There was, on the whole, very little to be seen in the glaciere. Had it been my first experience of an ice-cave, it would doubtless have seemed very remarkable, as it did to Liotir, who, by the way, had steadily disbelieved the possibility of natural ice in summer except in the glaciers; but as I had now seen so many, several of them much more wonderful than this, I did not care to stay longer than was absolutely necessary for measurements and investigation. Besides, the food of Dauphine rather takes the energy and love of adventure out of an unaccustomed visitor.
Without long delay, then, we bade farewell to the patron, not returning to the inhospitable chalet, and started on our way for Die, each carrying a large block of ice slung in a network of string. Liotir’s purpose was to convince some mysterious female friend that he really had seen ice in summer, within five or six hours of Die; and mine, to apply the ice to the butter which I had specially ordered the landlady to have ready for me, that so I might be able to get through the night, and leave Die by the diligence the first thing next morning.

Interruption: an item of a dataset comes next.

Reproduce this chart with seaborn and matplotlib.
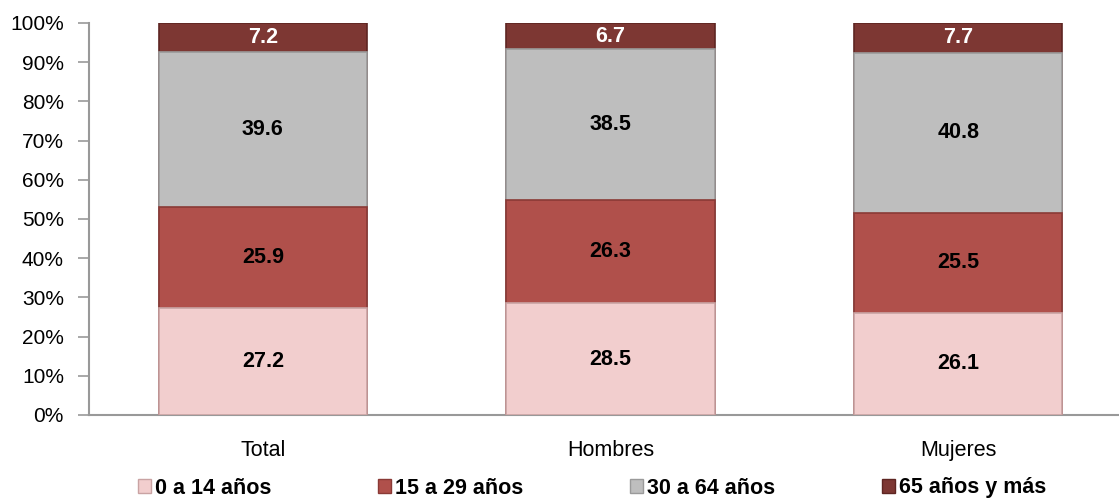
import numpy as np
import pandas as pd
import matplotlib
matplotlib.use("Agg")
import matplotlib.pyplot as plt
from matplotlib.patches import Patch
import seaborn as sns

categories = ["Total", "Hombres", "Mujeres"]
series_names = ["0 a 14 años", "15 a 29 años", "30 a 64 años", "65 años y más"]
v_0_14 = [27.2, 28.5, 26.1]
v_15_29 = [25.9, 26.3, 25.5]
v_30_64 = [39.6, 38.5, 40.8]
v_65 = [7.2, 6.7, 7.7]
yticklabels = ["0%", "10%", "20%", "30%", "40%", "50%", "60%", "70%", "80%", "90%", "100%"]

colors = ["#F2CECE", "#B0504B", "#BEBEBE", "#7D3733"]
edges = ["#C9A3A3", "#8A3A36", "#9A9A9A", "#5E2522"]
label_colors = ["black", "black", "black", "white"]

sns.set_theme(style="white")
plt.rcParams["font.family"] = ["Liberation Sans", "DejaVu Sans"]
plt.rcParams["text.color"] = "black"
plt.rcParams["xtick.color"] = "black"
plt.rcParams["ytick.color"] = "black"

fig = plt.figure(figsize=(11.19, 5.0), dpi=100)
ax = fig.add_axes([89 / 1119, 85 / 500, (1132 - 89) / 1119, 392 / 500])

vals = np.array([v_0_14, v_15_29, v_30_64, v_65])
cum = np.cumsum(vals, axis=0)

# stacked bars: draw the tallest cumulative first
for i in range(len(series_names) - 1, -1, -1):
    df = pd.DataFrame({"cat": categories, "val": cum[i]})
    sns.barplot(data=df, x="cat", y="val", order=categories, color=colors[i],
                width=0.6, edgecolor=edges[i], linewidth=1.2, ax=ax,
                saturation=1, errorbar=None, zorder=2 + (3 - i))

for i in range(len(series_names)):
    bottoms = cum[i] - vals[i]
    for j in range(len(categories)):
        ax.text(j, bottoms[j] + vals[i][j] / 2, f"{vals[i][j]:.1f}",
                ha="center", va="center", fontsize=15.5, fontweight="bold",
                color=label_colors[i], zorder=10)

ax.set_xlim(-0.5, 2.5)
ax.set_ylim(0, 100)
ax.set_yticks(np.arange(0, 101, 10))
ax.set_yticklabels(yticklabels, fontsize=15)
ax.set_xticks(range(3))
ax.set_xticklabels(categories, fontsize=15.5)
ax.set_xticks([-0.5, 0.5, 1.5, 2.5], minor=True)
ax.tick_params(axis="x", which="major", length=0, pad=18, colors="black")
ax.tick_params(axis="x", which="minor", length=8, width=1.5, color="#999999", direction="out")
ax.tick_params(axis="y", length=8, width=1.2, color="#999999", labelcolor="black",
               direction="out", left=True, pad=10)
ax.set_xlabel("")
ax.set_ylabel("")
for s in ["top", "right"]:
    ax.spines[s].set_visible(False)
for s in ["left", "bottom"]:
    ax.spines[s].set_color("#999999")
    ax.spines[s].set_linewidth(1.5)
ax.grid(False)

handles = [Patch(facecolor=colors[i], edgecolor=edges[i], linewidth=1) for i in range(4)]
leg = fig.legend(handles, series_names, loc="center", bbox_to_anchor=(592 / 1119, 1 - 488 / 500),
                 ncol=4, frameon=False, handlelength=0.6, handleheight=0.6,
                 handletextpad=0.2, columnspacing=4.95,
                 prop={"weight": "bold", "size": 15.5})
for t in leg.get_texts():
    t.set_color("black")

fig.savefig("out.png", dpi=100)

It was remarkable how well the ice bore the great heat. For long the bulk of the masses we carried seemed scarcely to diminish; and if it had not been for a course of heavy falls as we descended through the brushwood, we should have succeeded in getting a large proportion of it safely to Die. The precision of the prismatic structure also showed itself in a very marked manner; and when we came to a crisis of thirst, which happened at shorter and shorter intervals as the afternoon wore on, we separated the prisms with our fingers from the edges of the ice without any difficulty, and made ourselves more hot and thirsty by eating them.